Nothing went right before the mission trip and I was convinced I wasn't going to go just a week before I was supposed to leave. I had decided that life was too hard and I couldn't do it. But somewhere in the midst of the decision I began to hear God again and realized that I had to do this. I won't go into the details of my trip just yet. But everything about my time working with CCP was breathtaking, life changing and completely indescribable. For me to sit here and tell you about it you wouldn't begin to understand it. It was amazing. The team bonded perfectly and we all loved the kids and the CCP Staff members.
When going in to this mission trip I never expected these goodbyes to be so extremely hard. You think that in two weeks you can't really make great relationships. But when you're stuck in a place with people for two weeks and all you can do is trust in them, rely on them and love them pretty soon you can't imagine life without them. Coming back to Africa felt like coming back home to me, there was a part of me that suddenly felt peace when I walked off the plane or as I walked through the villages, it was like this was exactly where I was supposed to be.
Though I didn't go home with my team, and though I am still in Kenya. This process has not been easy. I said goodbye to the kids I'd poured my heart out to, I said goodbye to the staff members I worked with and I said goodbye to my team members who I'd learned to trust, and to love. I feel like a piece of my heart has been ripped away, these were my people.
And now as I'm about to face Africa, what feels like completely alone, though before I'd been so excited I'm now faced with every possible emotion that is telling me not to go. Emotions that are telling me to get on that plane tomorrow, to run back home and go back to my comfortable life back home. But that's the thing, this trip is not about being comfortable and its not about it being easy. This trip is hard, and hurts but it is also so right, and rewarding.

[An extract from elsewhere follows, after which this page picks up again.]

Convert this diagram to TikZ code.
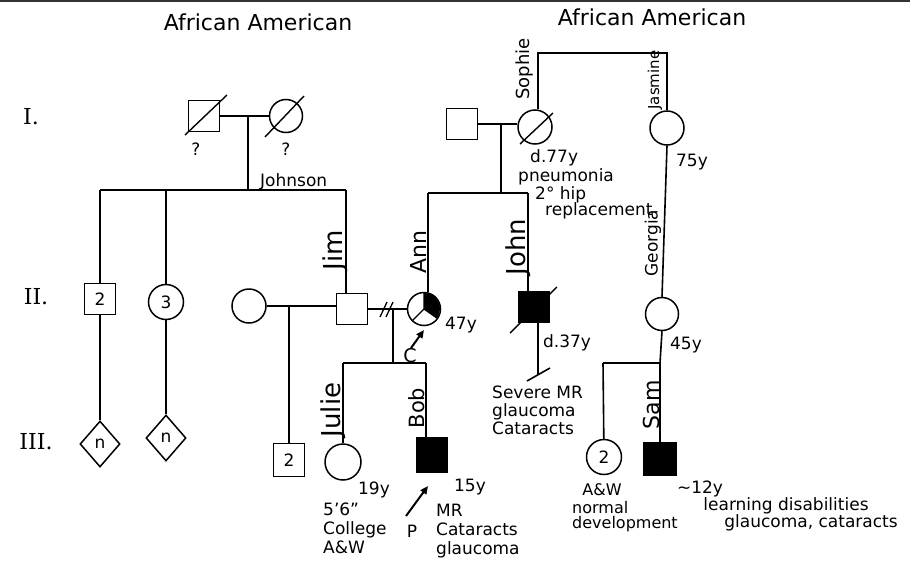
\documentclass[tikz,border=0pt]{standalone}
\usepackage{fontspec}
\setmainfont{DejaVu Sans}
\newfontfamily\genfont{DejaVu Serif}
\usepackage{tikz}
\usetikzlibrary{arrows.meta,shapes.geometric}
\tikzset{
  male/.style={rectangle, draw, line width=1.5pt, minimum size=31pt, inner sep=0pt, font=\fontsize{17}{17}\selectfont},
  female/.style={circle, draw, line width=1.5pt, minimum size=33pt, inner sep=0pt, font=\fontsize{17}{17}\selectfont},
  unk/.style={diamond, draw, line width=1.5pt, minimum width=40pt, minimum height=46pt, inner sep=0pt, font=\fontsize{17}{17}\selectfont},
  aff/.style={fill=black},
  rel/.style={line width=1.6pt},
  dead/.style={line width=1.4pt},
  title/.style={font=\fontsize{22}{22}\selectfont},
  gen/.style={font=\genfont\fontsize{22}{22}\selectfont},
  nm/.style={rotate=90, inner sep=0pt, font=\fontsize{#1}{#1}\selectfont},
  nm/.default=20,
  note/.style={inner sep=0pt, align=left, font=\fontsize{17}{18}\selectfont},
  proband/.style={-{Triangle[length=8pt,width=7pt]}, line width=2pt},
}

\begin{document}
\begin{tikzpicture}[x=1pt, y=-1pt]
\useasboundingbox (0,0) rectangle (910,562);
\draw[line width=1.2pt, black!80] (0,1) -- (910,1);

\node[title] (tl) at (258,22) {African American};
\node[title] (tr) at (652,17) {African American};
\node[gen] (gI) at (31,117) {I.};
\node[gen] (gII) at (36,297) {II.};
\node[gen] (gIII) at (36,442) {III.};

\node[male] (jgf) at (204,116) {};
\node[female] (jgm) at (286,116) {};
\draw[dead] ([shift={(-19,19)}]jgf.center) -- ([shift={(23,-21)}]jgf.center);
\draw[dead] ([shift={(-21,21)}]jgm.center) -- ([shift={(18,-20)}]jgm.center);
\node[note] (jgfq) at (196,149) {?};
\node[note] (jgmq) at (286,149) {?};
\draw[rel] (jgf) -- (jgm);
\coordinate (jmar) at (248,116);
\coordinate (jsib) at (248,190);
\draw[rel] (jmar) -- (jsib);
\coordinate (js1) at (100,190);
\coordinate (js2) at (166,190);
\coordinate (js3) at (346,190);
\draw[rel] (js1) -- (js3);
\node[note, anchor=base west] (johnson) at (260,186) {Johnson};

\node[male] (ii1) at (100,299) {2};
\node[female, minimum size=35pt] (ii2) at (166,302) {3};
\node[unk] (iii1) at (100,444) {n};
\node[unk] (iii2) at (166,438) {n};
\draw[rel] (js1) -- (ii1) (js2) -- (ii2) (ii1) -- (iii1) (ii2) -- (iii2);

\node[female, minimum size=34pt] (jw) at (249,306) {};
\node[male] (jim) at (352,309) {};
\draw[rel] (js3) -- (js3 |- jim.north);
\draw[rel] (jw) -- (jw -| jim.west);
\coordinate (jwm) at (289,306);
\node[male, minimum height=33pt] (hs) at (289,460) {2};
\draw[rel] (jwm) -- (hs);
\node[nm=26] (njim) at (335,250) {Jim};

\node[female] (ann) at (424,309) {};
\fill (ann.center) -- ++(90:16pt) arc[start angle=90, end angle=-35, radius=16pt] -- cycle;
\draw[line width=1.3pt] (ann.center) -- ++(90:16pt) (ann.center) -- ++(-35:16pt) (ann.center) -- ++(225:16pt);
\node[note] (annage) at (461,325) {47y};
\coordinate (as1) at (428,193);
\coordinate (as2) at (528,193);
\draw[rel] (as1) -- (as2);
\draw[rel] (as1) -- (as1 |- ann.north);
\node[nm=22] (nann) at (418,252) {Ann};

\node[male, aff] (john) at (534,307) {};
\draw[rel] (as2) -- (as2 |- john.north);
\draw[dead] ([shift={(-24,26)}]john.center) -- ([shift={(23,-20)}]john.center);
\coordinate (jnl) at (538,375);
\draw[rel] (jnl |- john.south) -- (jnl);
\draw[rel] ([shift={(-11,6)}]jnl) -- ([shift={(12,-7)}]jnl);
\node[nm=26] (njohn) at (518,247) {John};
\node[note] (johnage) at (567,343) {d.37y};
\node[note, anchor=west] (johnnote) at (492,410) {Severe MR\\glaucoma\\Cataracts};

\draw[rel] (jim) -- (ann);
\draw[line width=1.3pt] (380,317) -- (387,302) (386,317) -- (393,302);
\coordinate (jam) at (393,309);
\coordinate (jak) at (393,363);
\draw[rel] (jam) -- (jak);
\coordinate (k1) at (343,363);
\coordinate (k2) at (426,363);
\draw[rel] (k1) -- (k2);
\node[female, minimum size=36pt] (julie) at (343,462) {};
\node[male, aff, minimum height=34pt] (bob) at (432,455) {};
\draw[rel] (k1) -- (julie);
\draw[rel] (k2) -- (k2 |- bob.north);
\node[nm=26] (njulie) at (333,410) {Julie};
\node[nm=21] (nbob) at (417,408) {Bob};
\coordinate (cann) at (424,330);
\draw[proband] (411,348) -- (cann);
\node[note, font=\fontsize{19}{19}\selectfont] (cmark) at (410,356) {C};
\coordinate (pbob) at (428,486);
\draw[proband] (406,516) -- (pbob);
\node[note] (pmark) at (412,531) {P};
\node[note] (julieage) at (374,490) {19y};
\node[note, anchor=west, font=\fontsize{17}{19}\selectfont] (julienote) at (323,528) {5'6"\\College\\A\&W};
\node[note] (bobage) at (470,487) {15y};
\node[note, anchor=west, font=\fontsize{17}{19}\selectfont] (bobnote) at (436,531) {MR\\Cataracts\\glaucoma};

\node[male] (sf) at (462,124) {};
\node[female, minimum size=34pt] (so) at (535,127) {};
\draw[rel] (sf.east) -- (sf.east -| so.west);
\coordinate (sm) at (501,124);
\draw[rel] (sm) -- (sm |- as1);
\draw[dead] ([shift={(-15,17)}]so.center) -- ([shift={(18,-14)}]so.center);
\node[female, minimum size=34pt] (jas) at (667,128) {};
\coordinate (sjl) at (538,53);
\coordinate (sjr) at (667,53);
\draw[rel] (sjl |- so.north) -- (sjl) -- (sjr) -- (jas);
\node[nm=18] (nsophie) at (525,69) {Sophie};
\node[nm=15] (njas) at (655,80) {Jasmine};
\node[note] (jasage) at (692,162) {75y};
\node[note, anchor=west] (so1) at (530,158) {d.77y};
\node[note, anchor=west] (so2) at (518,177) {pneumonia};
\node[note, anchor=west] (so3) at (535,195) {2° hip};
\node[note, anchor=west] (so4) at (545,211) {replacement};

\node[female, minimum size=33pt] (geo) at (662,314) {};
\draw[rel] (jas.south) -- (geo.north);
\node[nm=17] (ngeo) at (653,243) {Georgia};
\node[note] (geoage) at (686,345) {45y};
\coordinate (gm) at (660,363);
\coordinate (gl) at (603,363);
\draw[rel] (geo.south) -- (gm) -- (gl);
\node[female, minimum size=35pt] (gd) at (604,457) {2};
\node[male, aff, minimum size=33pt] (sam) at (660,459) {};
\draw[rel] (gl) -- (gd);
\draw[rel] (gm) -- (sam);
\node[nm=22] (nsam) at (651,405) {Sam};
\node[note, font=\fontsize{16}{16}\selectfont] (gdaw) at (602,490) {A\&W};
\node[note, anchor=west, font=\fontsize{16}{15}\selectfont] (gdnote) at (572,517) {normal\\development};
\node[note] (samage) at (700,489) {\textasciitilde12y};
\node[note] (sam1) at (786,506) {learning disabilities};
\node[note] (sam2) at (811,523) {glaucoma, cataracts};
\end{tikzpicture}
\end{document}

And so every night, and every morning as I find myself feeling this unexpected sadness and loneliness, and having absolutely no one to rely on but God alone I have to find strength in reading Psalms 62 over and over.
My soul finds rest in God alone, my hope comes from him. Truly he is my rock and my salvation; he is my fortress and I will not be shaken. My salvation and my honor depend on God; he is my mighty rock, my refuge. Trust in him at all times, you people; pour out your hearts to him, for God is our refuge.